Datasets best practices | Tealium Insights

The following best practices help ensure efficient dataset performance and data quality in Tealium Insights.

Optimize dataset structure

Optimizing the structure of your dataset can significantly improve query performance and improve load times.

Use multiple smaller datasets

Instead of using one large dataset for a dashboard, break it down into multiple smaller datasets. Using smaller datasets reduces the data loaded at once, making queries faster and the dashboard more responsive.

Reduce the number of columns

When creating a dataset, all columns are loaded into SPICE (Super-fast Parallel In-memory Calculation Engine) by default. Including more columns than is necessary can slow down query performance, especially with large datasets.

For example, in a dataset with 20 million rows:

1 column takes approximately 2.63 minutes to load.
4 columns take approximately 4.61 minutes to load.
150 columns take approximately 19.49 minutes to load.

In the dataset view, include only the columns needed for analysis or dashboards, and remove any columns that aren’t needed. This reduces load times and improves responsiveness.

Use date columns to filter rows

For large datasets, using date columns to filter rows can significantly improve database performance.

For event data, filter by the event - time column.
For visits/visitors data, filter by the updated column.

Filtering by these date columns allows Insights to take advantage of sorting optimizations, making it faster to retrieve data.

Aggregate and process data using SQL

Use custom SQL

Instead of loading entire tables or schemas, use the custom SQL option to pre-aggregate or filter data before loading into SPICE. This reduces dataset size and improves performance.
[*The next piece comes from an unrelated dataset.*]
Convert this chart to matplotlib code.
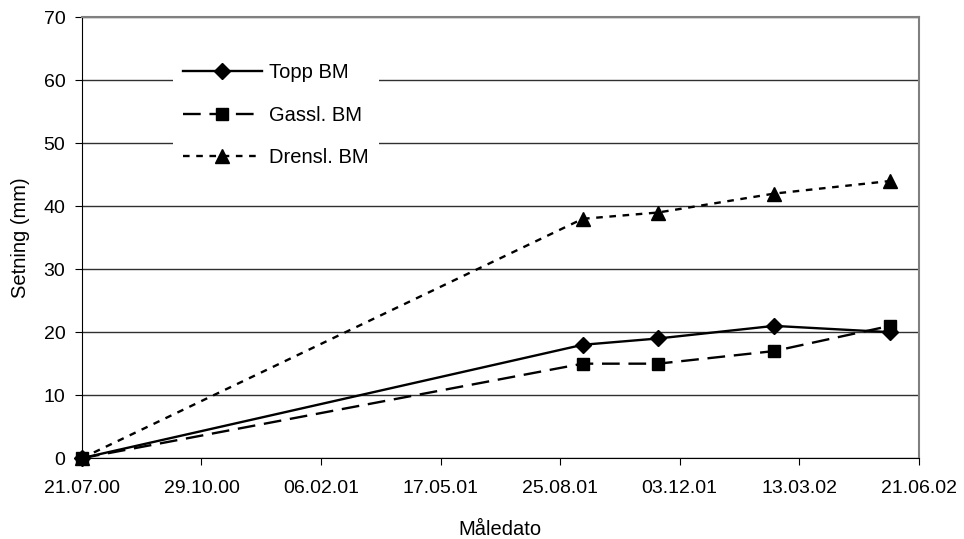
import datetime as dt
import matplotlib
matplotlib.use('Agg')
import matplotlib.pyplot as plt
import matplotlib.dates as mdates

plt.rcParams['font.family'] = ['Liberation Sans', 'DejaVu Sans']

# measurement dates and settlements (mm)
dates = [dt.date(2000, 7, 21), dt.date(2001, 9, 13), dt.date(2001, 11, 15),
         dt.date(2002, 2, 20), dt.date(2002, 5, 28)]
topp_bm = [0, 18, 19, 21, 20]
gassl_bm = [0, 15, 15, 17, 21]
drensl_bm = [0, 38, 39, 42, 44]

start = dt.date(2000, 7, 21)
xticks = [start + dt.timedelta(days=100 * i) for i in range(8)]

fig = plt.figure(figsize=(9.64, 5.39), dpi=100)
ax = fig.add_axes([0.085, 0.150, 0.868, 0.818])

ax.plot(dates, topp_bm, color='black', linestyle='-', linewidth=1.7,
        marker='D', markersize=8, label='Topp BM', zorder=3, clip_on=False)
ax.plot(dates, gassl_bm, color='black', linestyle=(0, (7.5, 3.7)), linewidth=1.7,
        marker='s', markersize=9, label='Gassl. BM', zorder=5, clip_on=False)
ax.plot(dates, drensl_bm, color='black', linestyle=(0, (2.8, 2.8)), linewidth=1.7,
        marker='^', markersize=9.5, label='Drensl. BM', zorder=3, clip_on=False)

ax.set_xlim(xticks[0], xticks[-1])
ax.set_ylim(0, 70)
ax.set_xticks(xticks)
ax.xaxis.set_major_formatter(mdates.DateFormatter('%d.%m.%y'))
ax.set_yticks(range(0, 71, 10))
ax.yaxis.grid(True, color='#303030', linewidth=1)
ax.set_axisbelow(True)

ax.tick_params(axis='both', labelsize=14, direction='out', length=5, color='black')
ax.tick_params(axis='x', pad=11)
ax.tick_params(axis='y', pad=7)
ax.spines['top'].set_color('#808080')
ax.spines['right'].set_color('#808080')
ax.spines['top'].set_linewidth(1.5)
ax.spines['right'].set_linewidth(1.5)

ax.set_xlabel('Måledato', fontsize=14.5, labelpad=16)
ax.set_ylabel('Setning (mm)', fontsize=14.5, labelpad=10)

leg = ax.legend(loc='upper left', bbox_to_anchor=(0.109, 0.918), fontsize=14.5,
                frameon=True, fancybox=False, edgecolor='none', framealpha=1,
                handlelength=3.9, labelspacing=1.15, handletextpad=0.35,
                borderpad=0.5, borderaxespad=0)
leg.set_zorder(10)

fig.savefig('out.png', dpi=100)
For example, to count event types by day, use a SQL query like this:

SELECT 
    COUNT(*) AS count, 
    TRUNC("event - time") AS "period", 
    "event - udo - tealium_event" 
FROM ${db_schema}.events_view__all_events__all_events 
GROUP BY "period", "event - udo - tealium_event";

Adapt this approach for other aggregations or analyses you need to perform, as it reduces the data processed in SPICE.

Avoid using `SELECT *` in queries

Using SELECT * queries can slow down performance and make queries harder to read. Instead, select only the columns you need.

Avoid selecting all columns:

SELECT * FROM employees;

Select only the columns you need:

SELECT employee_id, first_name, last_name
FROM employees;

If you’re exploring a new table and need to see all columns, use a LIMIT clause to reduce the number of rows displayed:

SELECT * FROM employees
LIMIT 10;

Avoid subqueries

While subqueries offer flexible query organization, they can slow down performance. When possible, use joins or temporary tables instead.

Avoid using a subquery:

SELECT employee_id, first_name, last_name
FROM employees
WHERE department_id IN (SELECT id FROM departments WHERE name = 'Sales');

Use a join to query data from two tables:

SELECT e.employee_id, e.first_name, e.last_name, d.department_name
FROM employees e
JOIN departments d ON e.department_id = d.id
WHERE d.name = 'Sales';

Configure incremental refreshes

To maintain dataset accuracy and reduce refresh times, configure an incremental refresh when creating a refresh schedule. Incremental refreshes are ideal for large, frequently updated datasets because it processes only new or updated data, unlike full refreshes, which reload the entire dataset. For best results, we recommend a 2-day window size, though you can adjust this based on your requirements.